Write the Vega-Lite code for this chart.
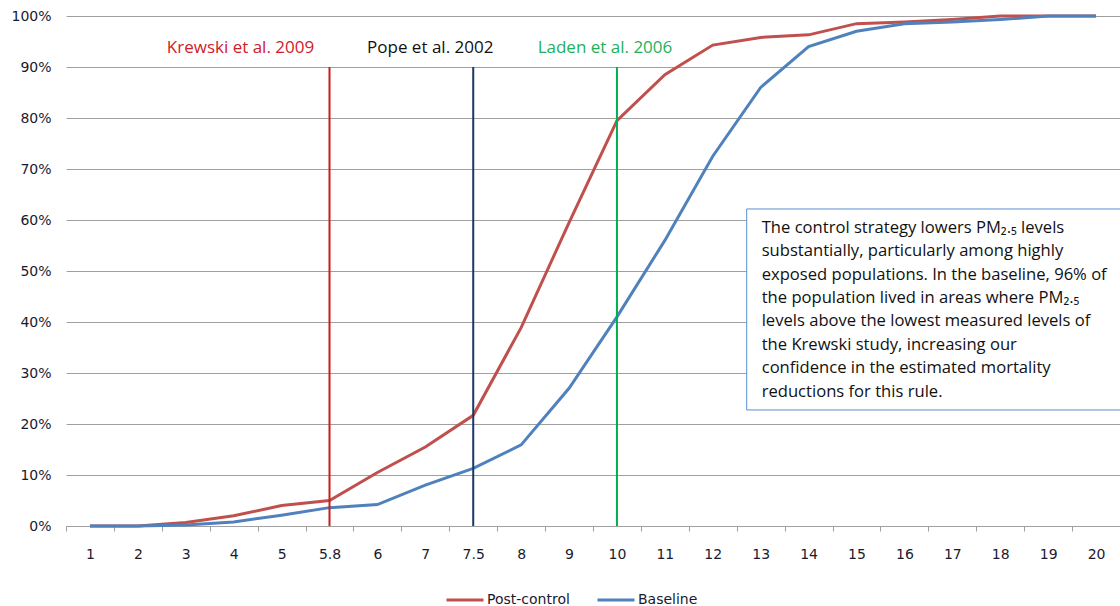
{
  "$schema": "https://vega.github.io/schema/vega-lite/v6.json",
  "width": 1054,
  "height": 510,
  "autosize": {"type": "none"},
  "padding": {"left": 66, "top": 16, "right": 0, "bottom": 80},
  "background": "white",
  "config": {"view": {"stroke": null}, "font": "DejaVu Sans"},
  "datasets": {
    "curves": [
      {"pm": "1", "series": "Post-control", "share": 0.0},
      {"pm": "2", "series": "Post-control", "share": 0.0},
      {"pm": "3", "series": "Post-control", "share": 0.007},
      {"pm": "4", "series": "Post-control", "share": 0.02},
      {"pm": "5", "series": "Post-control", "share": 0.04},
      {"pm": "5.8", "series": "Post-control", "share": 0.05},
      {"pm": "6", "series": "Post-control", "share": 0.105},
      {"pm": "7", "series": "Post-control", "share": 0.155},
      {"pm": "7.5", "series": "Post-control", "share": 0.217},
      {"pm": "8", "series": "Post-control", "share": 0.389},
      {"pm": "9", "series": "Post-control", "share": 0.595},
      {"pm": "10", "series": "Post-control", "share": 0.795},
      {"pm": "11", "series": "Post-control", "share": 0.885},
      {"pm": "12", "series": "Post-control", "share": 0.943},
      {"pm": "13", "series": "Post-control", "share": 0.958},
      {"pm": "14", "series": "Post-control", "share": 0.963},
      {"pm": "15", "series": "Post-control", "share": 0.985},
      {"pm": "16", "series": "Post-control", "share": 0.988},
      {"pm": "17", "series": "Post-control", "share": 0.993},
      {"pm": "18", "series": "Post-control", "share": 1.0},
      {"pm": "19", "series": "Post-control", "share": 1.0},
      {"pm": "20", "series": "Post-control", "share": 1.0},
      {"pm": "1", "series": "Baseline", "share": 0.0},
      {"pm": "2", "series": "Baseline", "share": 0.0},
      {"pm": "3", "series": "Baseline", "share": 0.002},
      {"pm": "4", "series": "Baseline", "share": 0.008},
      {"pm": "5", "series": "Baseline", "share": 0.021},
      {"pm": "5.8", "series": "Baseline", "share": 0.036},
      {"pm": "6", "series": "Baseline", "share": 0.042},
      {"pm": "7", "series": "Baseline", "share": 0.08},
      {"pm": "7.5", "series": "Baseline", "share": 0.113},
      {"pm": "8", "series": "Baseline", "share": 0.159},
      {"pm": "9", "series": "Baseline", "share": 0.27},
      {"pm": "10", "series": "Baseline", "share": 0.41},
      {"pm": "11", "series": "Baseline", "share": 0.56},
      {"pm": "12", "series": "Baseline", "share": 0.725},
      {"pm": "13", "series": "Baseline", "share": 0.86},
      {"pm": "14", "series": "Baseline", "share": 0.94},
      {"pm": "15", "series": "Baseline", "share": 0.97},
      {"pm": "16", "series": "Baseline", "share": 0.985},
      {"pm": "17", "series": "Baseline", "share": 0.988},
      {"pm": "18", "series": "Baseline", "share": 0.993},
      {"pm": "19", "series": "Baseline", "share": 1.0},
      {"pm": "20", "series": "Baseline", "share": 1.0}
    ],
    "studies": [
      {"pm": "5.8", "study": "Krewski et al. 2009", "top": 0.9},
      {"pm": "7.5", "study": "Pope et al. 2002", "top": 0.9},
      {"pm": "10", "study": "Laden et al. 2006", "top": 0.9}
    ],
    "note": [
      {"pm": "13", "top": 0.6216, "bottom": 0.2275, "pmEnd": "20", "line1": 0.575,
       "text": "The control strategy lowers PM₂.₅ levels\nsubstantially, particularly among highly\nexposed populations. In the baseline, 96% of\nthe population lived in areas where PM₂.₅\nlevels above the lowest measured levels of\nthe Krewski study,  increasing our\nconfidence in the estimated mortality\nreductions for this rule."}
    ]
  },
  "layer": [
    {
      "data": {"name": "curves"},
      "mark": {"type": "line", "strokeWidth": 3},
      "encoding": {
        "x": {
          "field": "pm", "type": "ordinal",
          "scale": {"type": "band", "domain": ["1","2","3","4","5","5.8","6","7","7.5","8","9","10","11","12","13","14","15","16","17","18","19","20"], "paddingInner": 0, "paddingOuter": 0},
          "axis": {"title": null, "labelAngle": 0, "tickBand": "extent", "grid": false, "domainColor": "#a0a0a0", "tickColor": "#a0a0a0", "tickSize": 5, "labelPadding": 16, "labelFontSize": 14, "labelColor": "#1a1a2e", "labelFont": "DejaVu Sans"}
        },
        "y": {
          "field": "share", "type": "quantitative",
          "scale": {"domain": [0, 1], "nice": false},
          "axis": {"title": null, "format": ".0%", "values": [0, 0.1, 0.2, 0.3, 0.4, 0.5, 0.6, 0.7, 0.8, 0.9, 1.0], "grid": true, "gridColor": "#a0a0a0", "domain": false, "ticks": false, "labelPadding": 15, "labelFontSize": 14, "labelColor": "#1a1a2e", "labelFont": "DejaVu Sans"}
        },
        "color": {
          "field": "series", "type": "nominal",
          "scale": {"domain": ["Post-control", "Baseline"], "range": ["#c0504d", "#4f81bd"]},
          "legend": {"title": null, "orient": "none", "legendX": 379, "legendY": 564, "direction": "horizontal", "symbolType": "stroke", "symbolSize": 1369, "symbolStrokeWidth": 3, "labelFontSize": 14, "labelFont": "DejaVu Sans", "labelColor": "#1a1a2e", "labelOffset": 2, "columnPadding": 21, "padding": 0}
        }
      }
    },
    {
      "data": {"name": "studies"},
      "mark": {"type": "rule", "strokeWidth": 2},
      "encoding": {
        "x": {"field": "pm", "type": "ordinal"},
        "y": {"field": "top", "type": "quantitative"},
        "y2": {"datum": 0},
        "stroke": {"field": "study", "type": "nominal", "scale": {"domain": ["Krewski et al. 2009", "Pope et al. 2002", "Laden et al. 2006"], "range": ["#cc1a1a", "#1c3668", "#00b050"]}, "legend": null}
      }
    },
    {
      "data": {"name": "studies"},
      "transform": [{"filter": "datum.pm == '5.8'"}],
      "mark": {"type": "text", "font": "Open Sans", "fontSize": 17, "align": "center", "baseline": "alphabetic", "dx": -89, "color": "#d0202a"},
      "encoding": {"x": {"field": "pm", "type": "ordinal"}, "y": {"datum": 0.927}, "text": {"field": "study"}}
    },
    {
      "data": {"name": "studies"},
      "transform": [{"filter": "datum.pm == '7.5'"}],
      "mark": {"type": "text", "font": "Open Sans", "fontSize": 17, "align": "center", "baseline": "alphabetic", "dx": -43, "color": "#111111"},
      "encoding": {"x": {"field": "pm", "type": "ordinal"}, "y": {"datum": 0.927}, "text": {"field": "study"}}
    },
    {
      "data": {"name": "studies"},
      "transform": [{"filter": "datum.pm == '10'"}],
      "mark": {"type": "text", "font": "Open Sans", "fontSize": 17, "align": "center", "baseline": "alphabetic", "dx": -12, "color": "#1fb05c"},
      "encoding": {"x": {"field": "pm", "type": "ordinal"}, "y": {"datum": 0.927}, "text": {"field": "study"}}
    },
    {
      "data": {"name": "note"},
      "mark": {"type": "rect", "fill": "white", "stroke": "#5b8fd0", "strokeWidth": 1, "xOffset": -14, "x2Offset": 60},
      "encoding": {
        "x": {"field": "pm", "type": "ordinal"},
        "x2": {"field": "pmEnd"},
        "y": {"field": "top", "type": "quantitative"},
        "y2": {"field": "bottom"}
      }
    },
    {
      "data": {"name": "note"},
      "mark": {"type": "text", "font": "Open Sans", "fontSize": 16.6, "align": "left", "baseline": "alphabetic", "lineBreak": "\n", "lineHeight": 23.4, "dx": 1, "color": "#111111"},
      "encoding": {
        "x": {"field": "pm", "type": "ordinal"},
        "y": {"field": "line1", "type": "quantitative"},
        "text": {"field": "text"}
      }
    }
  ]
}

* * * * * * *

**EXERCISE BRIEF:** Gather each line of the listing that holds the string "this".

**WRITTEN ANSWER:**
Write the Vega-Lite code for this chart.
       "text": "The control strategy lowers PM₂.₅ levels\nsubstantially, particularly among highly\nexposed populations. In the baseline, 96% of\nthe population lived in areas where PM₂.₅\nlevels above the lowest measured levels of\nthe Krewski study,  increasing our\nconfidence in the estimated mortality\nreductions for this rule."}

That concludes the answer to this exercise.